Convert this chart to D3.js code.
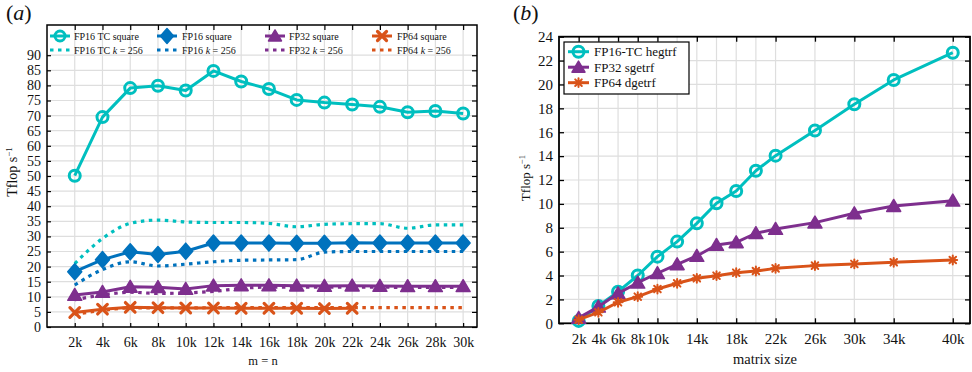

== == ==

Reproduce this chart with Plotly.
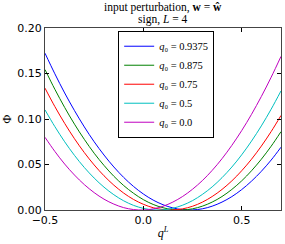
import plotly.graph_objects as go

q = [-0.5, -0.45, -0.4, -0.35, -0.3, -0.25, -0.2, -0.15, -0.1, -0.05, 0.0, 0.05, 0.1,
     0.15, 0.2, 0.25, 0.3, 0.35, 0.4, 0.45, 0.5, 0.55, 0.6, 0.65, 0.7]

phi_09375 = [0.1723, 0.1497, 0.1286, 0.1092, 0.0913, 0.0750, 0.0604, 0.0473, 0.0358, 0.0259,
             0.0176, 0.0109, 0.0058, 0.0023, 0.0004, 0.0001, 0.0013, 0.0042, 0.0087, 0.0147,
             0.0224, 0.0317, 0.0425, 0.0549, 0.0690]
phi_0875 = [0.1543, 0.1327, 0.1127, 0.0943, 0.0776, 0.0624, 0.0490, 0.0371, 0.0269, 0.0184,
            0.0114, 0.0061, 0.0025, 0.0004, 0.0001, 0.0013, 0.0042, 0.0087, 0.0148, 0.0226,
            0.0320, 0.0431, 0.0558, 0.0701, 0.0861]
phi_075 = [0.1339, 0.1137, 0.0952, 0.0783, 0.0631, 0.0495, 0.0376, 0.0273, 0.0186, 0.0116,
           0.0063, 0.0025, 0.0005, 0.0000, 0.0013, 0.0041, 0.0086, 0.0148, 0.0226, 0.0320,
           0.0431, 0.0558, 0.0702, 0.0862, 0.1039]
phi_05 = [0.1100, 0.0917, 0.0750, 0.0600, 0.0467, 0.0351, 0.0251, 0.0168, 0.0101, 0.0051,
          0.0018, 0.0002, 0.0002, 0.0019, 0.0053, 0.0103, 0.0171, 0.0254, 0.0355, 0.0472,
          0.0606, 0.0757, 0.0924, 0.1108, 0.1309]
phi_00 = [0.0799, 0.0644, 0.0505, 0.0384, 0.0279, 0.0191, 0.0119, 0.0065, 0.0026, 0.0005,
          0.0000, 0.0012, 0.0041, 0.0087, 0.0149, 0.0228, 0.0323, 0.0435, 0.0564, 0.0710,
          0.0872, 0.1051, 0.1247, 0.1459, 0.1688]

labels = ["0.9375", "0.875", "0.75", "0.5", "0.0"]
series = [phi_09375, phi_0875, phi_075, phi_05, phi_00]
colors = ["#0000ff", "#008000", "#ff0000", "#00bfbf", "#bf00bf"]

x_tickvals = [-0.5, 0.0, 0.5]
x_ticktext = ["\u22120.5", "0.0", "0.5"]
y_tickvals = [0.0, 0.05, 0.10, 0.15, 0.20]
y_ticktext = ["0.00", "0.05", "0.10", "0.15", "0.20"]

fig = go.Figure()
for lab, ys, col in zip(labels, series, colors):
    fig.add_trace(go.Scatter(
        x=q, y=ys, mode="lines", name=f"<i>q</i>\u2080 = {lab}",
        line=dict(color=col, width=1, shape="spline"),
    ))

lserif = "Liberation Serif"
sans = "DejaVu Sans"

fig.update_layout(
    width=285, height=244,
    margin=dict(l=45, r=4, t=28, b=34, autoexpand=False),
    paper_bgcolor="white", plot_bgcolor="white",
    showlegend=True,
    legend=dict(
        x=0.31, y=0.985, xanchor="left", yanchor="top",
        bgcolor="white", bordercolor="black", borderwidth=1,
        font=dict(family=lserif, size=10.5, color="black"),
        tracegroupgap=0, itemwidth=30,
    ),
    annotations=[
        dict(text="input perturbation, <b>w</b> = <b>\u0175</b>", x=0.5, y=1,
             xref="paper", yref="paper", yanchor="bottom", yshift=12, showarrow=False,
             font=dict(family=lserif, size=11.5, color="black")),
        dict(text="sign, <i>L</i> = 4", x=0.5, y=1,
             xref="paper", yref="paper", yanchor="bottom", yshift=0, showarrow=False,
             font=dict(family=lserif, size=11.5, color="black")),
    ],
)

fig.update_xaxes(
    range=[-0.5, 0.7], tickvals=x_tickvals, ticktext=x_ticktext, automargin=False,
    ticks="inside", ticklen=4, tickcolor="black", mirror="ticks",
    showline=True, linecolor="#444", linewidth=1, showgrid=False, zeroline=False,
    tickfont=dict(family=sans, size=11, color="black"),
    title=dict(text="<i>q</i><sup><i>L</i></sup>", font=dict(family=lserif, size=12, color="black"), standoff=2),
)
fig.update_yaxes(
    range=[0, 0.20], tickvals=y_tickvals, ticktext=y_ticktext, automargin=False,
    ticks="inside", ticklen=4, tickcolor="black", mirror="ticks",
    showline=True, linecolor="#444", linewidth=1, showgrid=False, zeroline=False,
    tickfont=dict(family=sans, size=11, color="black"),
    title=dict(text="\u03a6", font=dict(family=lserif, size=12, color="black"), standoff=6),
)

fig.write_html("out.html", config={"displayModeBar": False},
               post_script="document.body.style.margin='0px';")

== == ==

**GIVEN INSTRUCTION:**
List each line of the entries that holds the string "this".

**FINISHED ANSWER:**
Convert this chart to D3.js code.
Reproduce this chart with Plotly.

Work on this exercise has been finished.